Mas ele observou que as ações dela foram impulsionadas por perfis de esquerda e
até de fofoca, simpáticos ao governo.
Sobre as “fake news” relativas ao
financiamento do show, foram 133 mil menções, com 1,59 milhão de interações.
Mas Eler ressaltou que nesses números, incluem-se as informações verdadeiras de
que não houve dinheiro federal no evento. Nas 100 mensagens com maior
repercussão, só uma associou ao governo federal gastar R$ 50 milhões com
Madonna, e “nada” com o Rio Grande do Sul: saiu do perfil bolsonarista “Pavão
Misterioso”, e teve 106 mil visualizações e 7,82 mil interações.
Segundo Eler, a tentativa da direita de
pautar o debate de costumes contra o show da Madonna não teve tanto êxito pela
reação de perfis de esquerda e de artistas, engajados na agenda LGBTQI+. “A
direita falou mais com sua bolha”, observou.
Mas ele alertou que o governo “dificilmente”
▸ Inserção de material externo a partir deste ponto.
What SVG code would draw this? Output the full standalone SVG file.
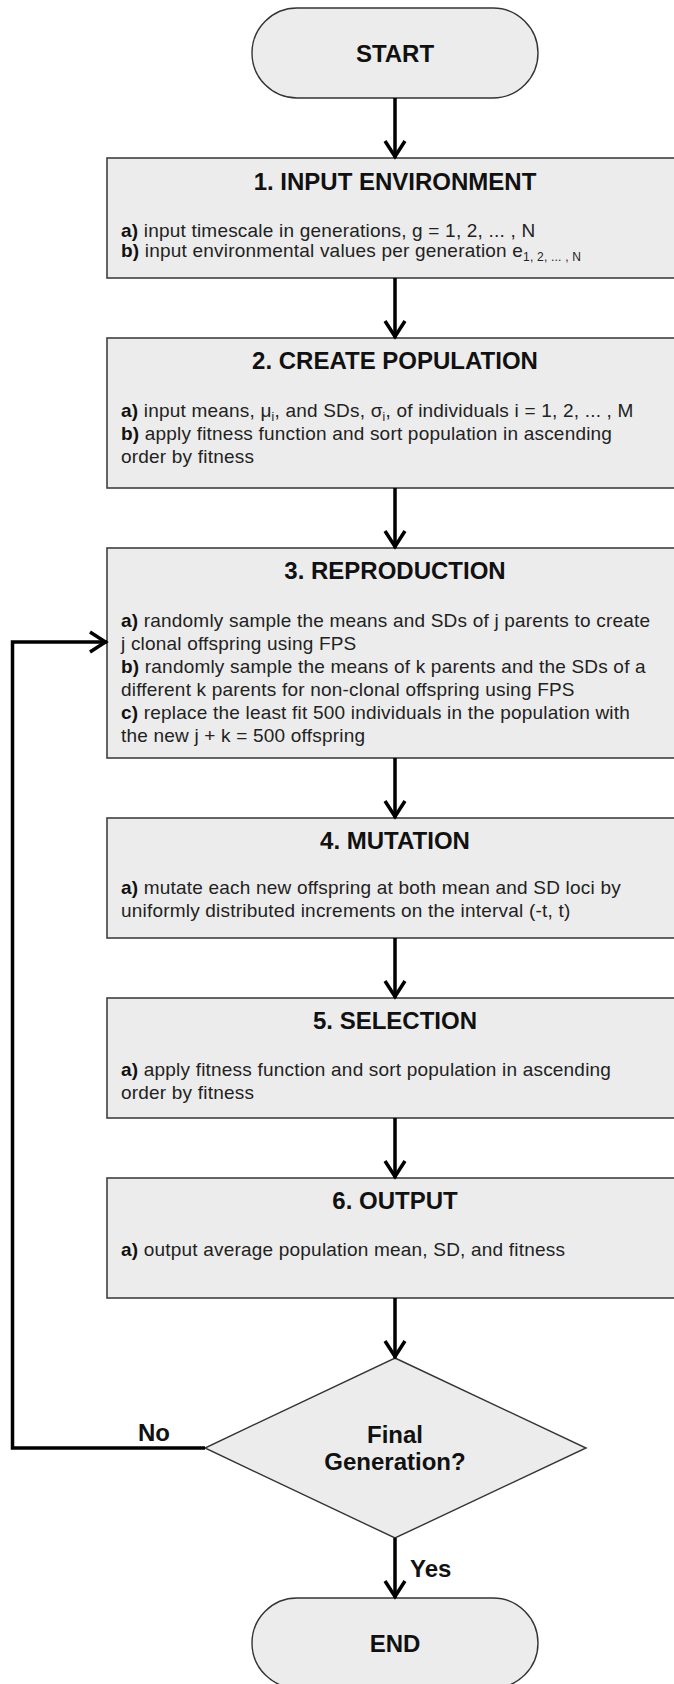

vence debates nas redes contra a direita sozinho, sem o auxílio dos perfis de
esquerda, e de outros influenciadores simpáticos à gestão petista. Ele
ressaltou que os perfis do governo nem sempre estão coordenados para respostas
ágeis nas redes, e tendem a perder da direita nas pautas de política. “Se a
pauta [Madonna] não fosse de costumes, cara à comunidade LGBT, por exemplo,
seria difícil organizar essa resposta”, concluiu. Mesmo depois de 2018 e 2022,
o PT ainda não fez o dever de casa sobre as redes. Mas há “esperança”.